I wandered into Fairy sometime in the middle of December. Somewhere between step and step I found myself there, where everything is different and yet nothing is different. My world was turned upside down and shaken, to have the bits come softly floating down and change the landscape so that something I have seen every day is suddenly different, and yet is as it ever was. I am perpetually slightly off balance in Fairy, because while I have longed for it, I find it unsettling. It is not a comfortable place to be. And yet, I would not go back, even if I could. The shadows are darker, true, but the light is more beautiful, and the mountains move my soul.
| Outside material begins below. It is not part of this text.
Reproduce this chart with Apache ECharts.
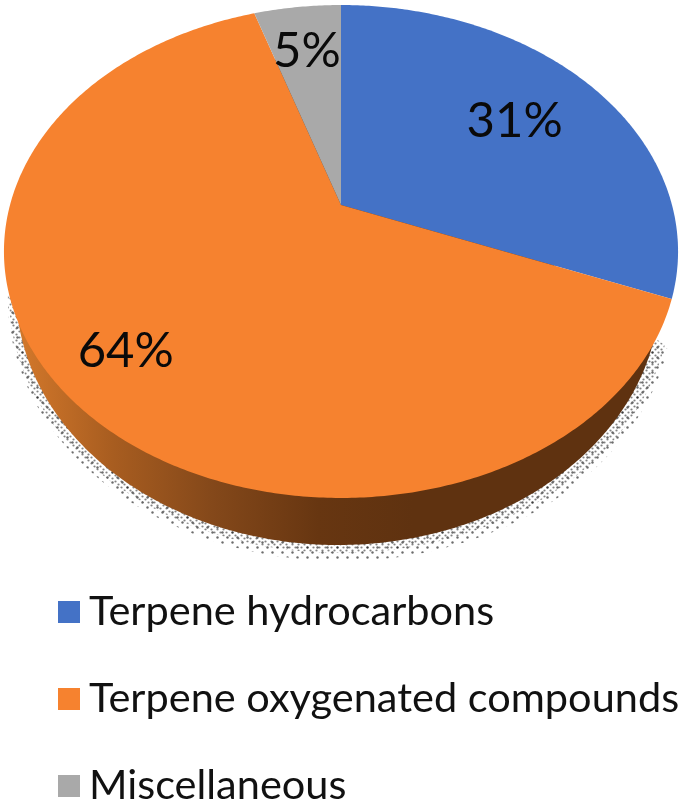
<!DOCTYPE html>
<html><head><meta charset="utf-8">
<style>html,body{margin:0;padding:0;background:#fff}#c{width:685px;height:804px;filter:blur(0.6px)}</style>
<script src="https://cdn.jsdelivr.net/npm/echarts@6/dist/echarts.min.js"></script>
</head><body><div id="c"></div>
<script>
const categories = ['Terpene hydrocarbons', 'Terpene oxygenated compounds', 'Miscellaneous'];
const values = [31, 64, 5];
const colors = ['#4472C6', '#F6822F', '#A9A9A9'];
const labelRadius = [0.68, 0.8, 0.75];

const total = values.reduce((a, b) => a + b, 0);
const starts = values.map((_, i) => values.slice(0, i).reduce((a, b) => a + b, 0));
// perspective disc: unit circle -> screen
const AX = 341, AY = 205, A = 331, B = 237.7, K = -0.1886;
function project(angle, r) {
  const u = r * Math.sin(angle), v = -r * Math.cos(angle), d = 1 + K * v;
  return [AX + A * u / d, AY + B * v / d];
}
function ang(v) { return v / total * Math.PI * 2; }
function arc(a0, a1) {
  const n = Math.max(2, Math.ceil((a1 - a0) / 0.01)), pts = [];
  for (let i = 0; i <= n; i++) pts.push(project(a0 + (a1 - a0) * i / n, 1));
  return pts;
}
// rim ellipses derived from the top ellipse (centre 341,251, radii 337,246)
function rim(pts, cx, cy, sx, sy) {
  return pts.map(p => [cx + (p[0] - 341) * sx, cy + (p[1] - 251) * sy]);
}
function dots(size, r, alpha) {
  const cv = document.createElement('canvas'); cv.width = cv.height = size;
  const g = cv.getContext('2d'); g.fillStyle = 'rgba(10,10,10,' + alpha + ')';
  [[size / 4, size / 4], [3 * size / 4, 3 * size / 4]].forEach(p => {
    g.beginPath(); g.arc(p[0], p[1], r, 0, 7); g.fill();
  });
  return cv;
}
const orangeA0 = ang(starts[1]), orangeA1 = ang(starts[1] + values[1]);

const sliceSeries = categories.map((name, i) => ({
  name, type: 'custom', coordinateSystem: 'none', silent: true, animation: false, z: 5,
  itemStyle: { color: colors[i] },
  data: [values[i]],
  renderItem(params, api) {
    const v = api.value(0), a0 = ang(starts[i]), a1 = a0 + ang(v);
    const lp = project((a0 + a1) / 2, labelRadius[i]);
    return { type: 'group', children: [
      { type: 'polygon', shape: { points: [[AX, AY]].concat(arc(a0, a1)) }, style: { fill: colors[i] } },
      { type: 'text', z2: 10, style: { x: lp[0], y: lp[1] + 1, text: v + '%', fill: '#0a0a0a',
        font: '49px Lato', textAlign: 'center', textVerticalAlign: 'middle' } }
    ] };
  }
}));

function rimSeries(name, z, scale, cx, cy, fill) {
  return { name, type: 'custom', coordinateSystem: 'none', silent: true, animation: false, z,
    data: [values[1]],
    renderItem() {
      return { type: 'polygon', shape: { points: rim(arc(orangeA0, orangeA1), cx, cy, scale[0], scale[1]) }, style: { fill } };
    } };
}
const sideFill = { type: 'linear', x: 25, y: 0, x2: 650, y2: 0, global: true, colorStops: [
  { offset: 0, color: '#D0762A' }, { offset: 0.14, color: '#A85D20' }, { offset: 0.3, color: '#84481A' },
  { offset: 0.47, color: '#673611' }, { offset: 0.62, color: '#5F3210' }, { offset: 1, color: '#5F3210' } ] };

const chart = echarts.init(document.getElementById('c'), null, { renderer: 'canvas' });
chart.setOption({
  backgroundColor: '#fff',
  legend: {
    orient: 'vertical', left: 58, top: 591, height: 240, padding: 0, itemWidth: 22, itemHeight: 22, itemGap: 45,
    icon: 'rect', selectedMode: false, data: categories,
    textStyle: { fontFamily: 'Lato', fontSize: 41.5, color: '#111', padding: [0, 0, 0, 4] }
  },
  series: [
    rimSeries('shadowOuter', 1, [333 / 337, 262 / 246], 341, 298, { image: dots(10, 1.2, 0.6), repeat: 'repeat' }),
    rimSeries('shadowInner', 2, [331 / 337, 257 / 246], 340, 295, { image: dots(6, 1.1, 0.5), repeat: 'repeat' }),
    rimSeries('side', 3, [322 / 337, 254 / 246], 338, 290, sideFill)
  ].concat(sliceSeries)
});
</script></body></html>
These cannot be the same mountains that I have looked at and longed for most of my life. These mountains are more blue, and more clear, and further away and higher than before. They awake in me a longing, not for the mountains, but for that which the mountains are but a shadow. These are not the mountains of a mortal world, but of the Fairy of Phantastes. They are so beautiful that it aches, but the ache is itself a pleasure. It is what Lewis has called joy.

I see strange things in puddles, in the broken bits of mirror that lie as shards on the ground, reflecting the sky. But the sky that I see within the reflection is not the same sky I see when I look up. It is more lovely, and dangerous, these glimpses I see, because it is the sky of Fairy. There is something indescribably compelling in these upside down glimpses of Fairy.

The almond orchards surely are not mortal almond orchards. They are in full bloom, some pale pink with reddish trunks, some dusty white, exultant against the clean grey clouds and misty blue mountains. The rows are carpeted with soft white petals. The beauty of the orchards is something like a wood, with all those trees slowly living and growing, and something like a garden with their neat rows. They are very awake. I think that if I wandered among them I might lose myself. The almond orchards have always bloomed, but they have never been this beautiful before.

And yet, with this beauty, I find that I am a little scared, because there is no going back to the mortal world, even if I desired it. I long, sometimes, for the comfortable world when mountains and almond trees did not awake in me such a strong and irresistible desire. I miss the safety of a predictable world. Yet I know that there is no going back. Once you have stepped into Fairy you can never truly go back, because Fairy must of its nature change you. I know that the only way to go back is through Fairy. And if the shadows are darker, then the light is brighter, beyond imagining, and is the light that I have longed for.